2021 Marri Wood Park Chenin Blanc [Margaret River] Nic Peterkin picks the chenin blanc later than was previously the case here, then wild-ferments and matures the wine in mostly older, larger barrels, stirring the lees every fortnight for 10 months before bottling. The result is sublime: all of chenin’s characteristic ripe golden-apple flavours and thrilling, mouthwatering acidity, but also layers of delicious rich savoury texture. Gorgeous, appealing, seductive – and age-worthy.

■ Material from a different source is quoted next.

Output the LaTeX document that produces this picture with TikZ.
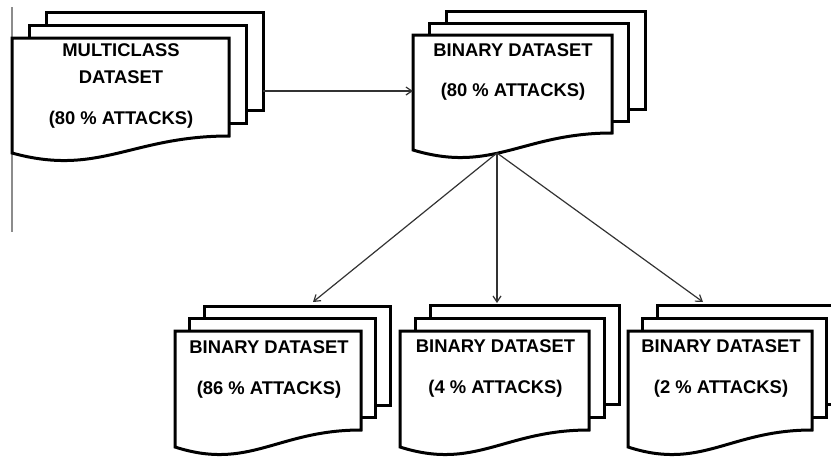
\documentclass[tikz,border=0pt]{standalone}
\usepackage{fontspec}
\setmainfont{Liberation Sans}
\usetikzlibrary{arrows.meta}

\tikzset{
  page/.style={draw=black, line width=3pt, fill=white},
  doclabel/.style={font=\bfseries\fontsize{18.4}{27}\selectfont, align=center,
    inner sep=0pt, anchor=north},
  flow/.style={draw=black!80, line width=1.2pt,
    -{Straight Barb[length=6pt,width=8pt]}},
  rule/.style={draw=black!45, line width=2pt}
}

% stack of three pages: x, y (top left of front page), width, height, offset x, offset y
\newcommand{\docstack}[6]{%
  \begin{scope}[shift={(#1,#2)}]
    \draw[page] (2*#5,-2*#6) rectangle ++(#3,#4);
    \draw[page] (#5,-#6) rectangle ++(#3,#4);
    \draw[page] (0,#4+17) -- (0,0) -- (#3,0) -- (#3,#4)
      .. controls ({0.55*#3},#4) and ({0.4*#3},#4+41) .. (0,#4+17) -- cycle;
  \end{scope}}

\begin{document}
\begin{tikzpicture}[x=1pt, y=-1pt]
  \useasboundingbox (0,0) rectangle (831,456);
  \clip (0,0) rectangle (831,456);

  \draw[rule] (11.7,7) -- (11.7,232);

  \docstack{12}{38}{217}{98}{17}{13}
  \docstack{413}{35}{199}{98}{16.5}{12}
  \docstack{175}{331}{186}{99}{14.5}{12.5}
  \docstack{400}{331}{189}{99}{15}{13}
  \docstack{628}{331}{184}{99}{14.5}{13}

  \node[doclabel] (mc) at (121,43.4) {MULTICLASS\\DATASET\\[14pt](80 \% ATTACKS)};
  \node[doclabel] (bin) at (513,43.4) {BINARY DATASET\\[13pt](80 \% ATTACKS)};
  \node[doclabel] (b86) at (269,340.4) {BINARY DATASET\\[14pt](86 \% ATTACKS)};
  \node[doclabel] (b4) at (495.5,339.4) {BINARY DATASET\\[14pt](4 \% ATTACKS)};
  \node[doclabel] (b2) at (721,339.4) {BINARY DATASET\\[14pt](2 \% ATTACKS)};

  \coordinate (mc-out) at (263,91);
  \coordinate (bin-in) at (413,91);
  \coordinate (bin-out) at (497,153);
  \coordinate (b86-in) at (313,302);
  \coordinate (b4-in) at (497,303);
  \coordinate (b2-in) at (703,302);

  \path[flow] (mc-out) -- (bin-in);
  \path[flow] (bin-out) -- (b86-in);
  \path[flow] (bin-out) -- (b4-in);
  \path[flow] (bin-out) -- (b2-in);
\end{tikzpicture}
\end{document}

2021 Marri Wood Park Cabernet Sauvignon [Margaret River] As there are no other red grapes like merlot or malbec at Marri Wood Park to add to the cabernet to bring extra complexity or modulate structure (as is so often done in Margaret River), Peterkin uses techniques such as leaving some of the wine on skins for six months in amphora before draining it into barrel. There’s no shortage of complexity here: fabulously intense pure blackcurrant cabernet flavour, fine, grippy, tightly wound tannins.


2021 Marri Wood Park Sauvignon Blanc [Margaret River] Deliciously complex, pulpy expression of this famously aromatic grape, focusing more on the palate structure than the perfume, thanks to malolactic and maturation in barrel and clay amphora. “Dad wants to be famous for sauvignon blanc now,” says Natalie Wright. “It’s my favourite white grape,” insists her father. “Julian’s a contrarian,” laughs Peterkin. “Sauvignon blanc’s not trendy now, so he wants to be the best producer.” No doubt we’ll come back in a further 10 to 15 years, and he’ll be proved right.